With all the commotion being made about laboratory created meat, the new technological development raises interesting ethical questions whether the slaughtering of animals ought to even be continued, since artificial meat is available. Should the practice of kosher slaughter be continued? Obviously, none of us can expect to know the future. Time will tell whether such a meat alternative is even considered healthy for human consumption. That being said, if the technology can truly replicate meat in a safe and healthy way, we may live to see the day when animals will once again live peacefully with humankind. This idea is hardly original; its roots go back to the time of Philo of Alexandria, the early Midrashic literature, if not earlier.

On the practical side, everyone in the kashrut industry has long known that the biggest problem with kashrut is most typically the meat! Eliminate the problem with meat, religious Jews can eat their food with less anxiety and angst!

Some rabbinic thinkers in the last two hundred years or so have expressed some important thoughts about the rational behind vegetarianism, which exists  in Jewish thought and tradition. Marcus Kalisch, a British rabbinic scholar (1825-1888), writes about the vegetarian diet of Adam:

The lifeless creation was produced for the living beings; vegetation was destined for men and animals; no being “with a living soul” was originally intended as the food for another living creature; man was assigned to eat the seed-giving plants, and grain, and the fruit of trees; to the animals were left the grass and the herbs (vv. 29-30). Although man was permitted the dominion over the beasts of the field, the fishes of the water, and the birds of the air, he was not allowed to extend that dominion to the destruction of life; he was the master, not the tyrant, of the animal kingdom — he might use, but not annihilate it . . .
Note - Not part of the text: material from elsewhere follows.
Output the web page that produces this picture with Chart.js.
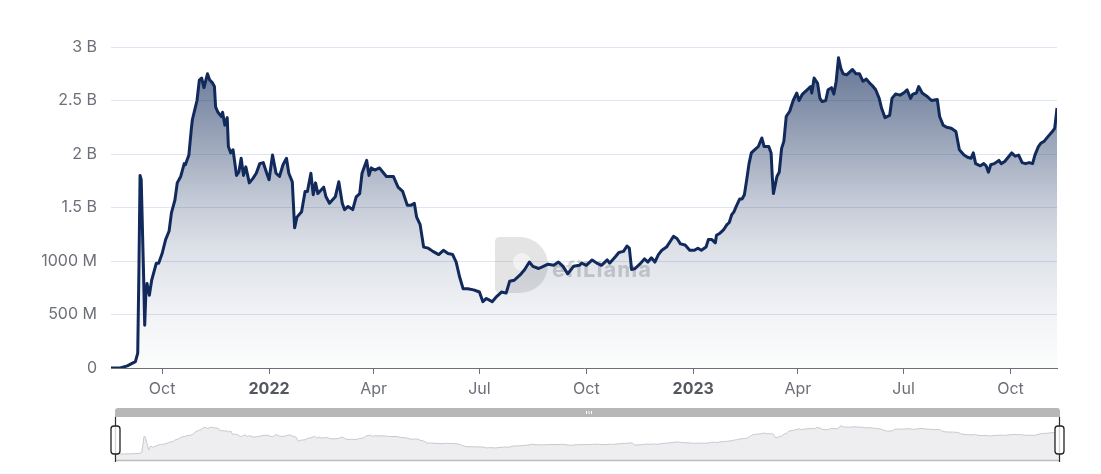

. . . Every living being has a right to exist, and to enjoy its existence; God had blessed the animals with fruitfulness; man was not allowed to counteract that blessing by killing them for his sport or his appetite. God created the world for peace and concord, no being should rage against another; the sin of man brought warfare among the living creatures; the cries of agony rent the air; man and beast raged among themselves, and against each other; the state of innocence was succeeded by the age of passion and violence; and it was only after the fall of man that animal food was permitted to him (9:3).[1]

Less than a century later, R. Abraham Isaac Kook (1864-1935) expressed a similar perspective, envisioning a time when human beings will once again live in a state of peace with the animal world, and will not need to subsist on them for sustenance: “The thrust of the idealism that continues to develop will not remain forever in its confinement. Just as the democratic aspiration will emerge into the world through the general intellectual and moral perfection, “when man will no longer teach his brother to know the Lord, for they will all know Me, small and great alike” (Jer. 31:34), so will the hidden yearning to act justly toward animals emerge at the proper time.“[2]


Notes:

[1] Marcus M. Kalisch, A Historical and Critical Commentary on the Old Testament (London: Longmans, Brown, Green and Dyer, 1858), 78.

[2] Abraham Isaac Kook,  “Talele Orot”, Tahkemoni, Vol. I, (Bern, 1910, 21), cited from Ben Zion Bokser’s, Abraham Isaac Kook: The Lights of Penitence, the Moral Principles, Lights of Holiness, Essays, Letters, and Poems (New York: Paulist Press, 1978), 23.